Example 2: SAXPY + SIMD
To make it generate vectorised instructions you have to use the explicit vectorisation macros @simd
and @inbounds
macros. @simd
gives the compiler license to vectorise without checking the legality of the transformation. @inbounds
is an optimisation that turns off subscript checking, because subscript checking might throw an exception and so isn’t vectorisable.
function axpy(a::Float32, x::Array{Float32,1}, y::Array{Float32,1})
n = length(x)
@simd for i = 1:n
@inbounds y[i] += a*x[i]
end
end
This now compiles with SIMD instructions:
...
Source line: 48
mov R8, QWORD PTR [RDI + 8]
mov R9, QWORD PTR [RSI + 8]
xor EDI, EDI
mov RSI, RAX
and RSI, -8
je 79
pshufd XMM1, XMM0, 0 # xmm1 = xmm0[0,0,0,0]
xor EDI, EDI
lea RCX, QWORD PTR [4*RDI]
mov RDX, R8
sub RDX, RCX
movups XMM3, XMMWORD PTR [RDX]
movups XMM2, XMMWORD PTR [RDX + 16]
mulps XMM3, XMM1
mov RDX, R9
sub RDX, RCX
movups XMM5, XMMWORD PTR [RDX]
movups XMM4, XMMWORD PTR [RDX + 16]
addps XMM5, XMM3
movups XMMWORD PTR [RDX], XMM5
mulps XMM2, XMM1
addps XMM2, XMM4
movups XMMWORD PTR [RDX + 16], XMM2
add RDI, -8
mov RCX, RSI
add RCX, RDI
jne -69
mov RDI, RSI
sub RAX, RDI
je 41
...
Note the instructions movups, addps, mulps… (English: move, unaligned, packed, single-precision). Packed => Vector.

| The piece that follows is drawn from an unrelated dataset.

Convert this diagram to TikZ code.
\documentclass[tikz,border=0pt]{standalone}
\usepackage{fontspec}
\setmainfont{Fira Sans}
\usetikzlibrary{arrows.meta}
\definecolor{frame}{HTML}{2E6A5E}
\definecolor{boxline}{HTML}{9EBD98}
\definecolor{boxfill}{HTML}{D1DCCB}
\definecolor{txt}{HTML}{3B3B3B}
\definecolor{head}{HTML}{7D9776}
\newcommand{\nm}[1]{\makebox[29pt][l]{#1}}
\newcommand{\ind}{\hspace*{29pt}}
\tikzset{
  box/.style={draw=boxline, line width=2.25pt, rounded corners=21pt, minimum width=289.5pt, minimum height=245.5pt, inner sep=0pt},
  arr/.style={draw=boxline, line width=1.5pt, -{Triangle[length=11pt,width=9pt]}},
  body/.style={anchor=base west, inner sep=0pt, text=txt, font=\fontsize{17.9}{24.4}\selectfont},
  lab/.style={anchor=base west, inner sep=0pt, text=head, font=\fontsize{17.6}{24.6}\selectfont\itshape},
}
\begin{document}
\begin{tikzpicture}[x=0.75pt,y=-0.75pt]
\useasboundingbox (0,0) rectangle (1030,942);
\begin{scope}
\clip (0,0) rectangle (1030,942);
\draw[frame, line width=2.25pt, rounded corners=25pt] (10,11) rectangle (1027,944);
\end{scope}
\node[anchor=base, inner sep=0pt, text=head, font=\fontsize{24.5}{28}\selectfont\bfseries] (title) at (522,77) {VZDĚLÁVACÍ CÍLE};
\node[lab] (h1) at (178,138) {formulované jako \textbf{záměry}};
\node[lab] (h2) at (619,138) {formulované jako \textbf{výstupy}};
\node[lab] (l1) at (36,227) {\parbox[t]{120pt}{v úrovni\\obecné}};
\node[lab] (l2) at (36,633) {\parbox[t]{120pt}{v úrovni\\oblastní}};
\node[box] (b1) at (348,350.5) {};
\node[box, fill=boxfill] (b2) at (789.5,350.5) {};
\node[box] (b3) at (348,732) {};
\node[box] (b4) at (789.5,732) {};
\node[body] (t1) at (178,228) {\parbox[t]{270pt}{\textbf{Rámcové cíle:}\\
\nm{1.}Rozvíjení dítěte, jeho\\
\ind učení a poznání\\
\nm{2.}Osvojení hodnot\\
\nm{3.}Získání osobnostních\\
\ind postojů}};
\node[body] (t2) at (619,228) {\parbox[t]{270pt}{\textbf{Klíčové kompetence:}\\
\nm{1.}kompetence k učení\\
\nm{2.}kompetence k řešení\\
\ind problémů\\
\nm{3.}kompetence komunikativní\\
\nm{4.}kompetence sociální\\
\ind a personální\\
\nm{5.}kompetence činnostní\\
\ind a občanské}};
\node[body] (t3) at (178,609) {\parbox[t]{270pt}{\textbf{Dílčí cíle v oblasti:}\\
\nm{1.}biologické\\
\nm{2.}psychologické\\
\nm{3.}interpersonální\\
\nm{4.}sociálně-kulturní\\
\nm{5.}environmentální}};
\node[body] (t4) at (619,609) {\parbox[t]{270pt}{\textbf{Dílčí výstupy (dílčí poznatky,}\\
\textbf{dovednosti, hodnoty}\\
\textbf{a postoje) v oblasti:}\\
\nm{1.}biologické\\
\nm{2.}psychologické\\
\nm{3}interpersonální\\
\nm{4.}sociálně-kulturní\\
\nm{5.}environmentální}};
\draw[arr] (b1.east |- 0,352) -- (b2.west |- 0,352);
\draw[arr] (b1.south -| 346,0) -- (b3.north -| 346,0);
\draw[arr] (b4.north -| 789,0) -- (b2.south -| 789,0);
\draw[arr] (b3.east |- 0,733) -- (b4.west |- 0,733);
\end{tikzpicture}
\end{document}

We can also see from the LLVM IR:
define void @julia_axpy_21664(float, %jl_value_t*, %jl_value_t*) {
...
br label %vector.body
vector.body: ; preds = %vector.body, %vector.ph
%index = phi i64 [ 0, %vector.ph ], [ %index.next, %vector.body ]

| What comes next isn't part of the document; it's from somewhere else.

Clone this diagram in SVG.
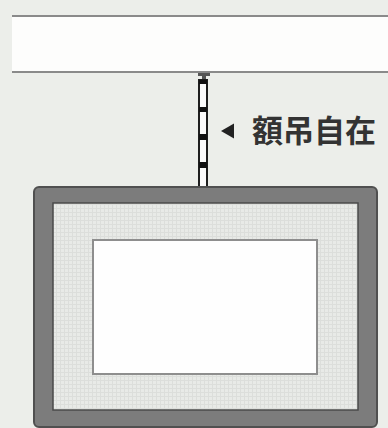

%25 = getelementptr float* %20, i64 %index, !dbg !4955
%26 = bitcast float* %25 to <4 x float>*
%wide.load = load <4 x float>* %26, align 4
%.sum18 = or i64 %index, 4
%27 = getelementptr float* %20, i64 %.sum18
%28 = bitcast float* %27 to <4 x float>*
%wide.load9 = load <4 x float>* %28, align 4
%29 = getelementptr float* %24, i64 %index, !dbg !4955
%30 = bitcast float* %29 to <4 x float>*
%wide.load10 = load <4 x float>* %30, align 4
%31 = getelementptr float* %24, i64 %.sum18
%32 = bitcast float* %31 to <4 x float>*
%wide.load11 = load <4 x float>* %32, align 4
%33 = fmul <4 x float> %wide.load10, %broadcast.splat13
%34 = fmul <4 x float> %wide.load11, %broadcast.splat13
%35 = fadd <4 x float> %wide.load, %33
%36 = fadd <4 x float> %wide.load9, %34
store <4 x float> %35, <4 x float>* %26, align 4
store <4 x float> %36, <4 x float>* %28, align 4
%index.next = add i64 %index, 8
%37 = icmp eq i64 %index.next, %n.vec
br i1 %37, label %middle.block, label %vector.body
middle.block: ; preds = %vector.body, %if
%resume.val = phi i64 [ 0, %if ], [ %n.vec, %vector.body ]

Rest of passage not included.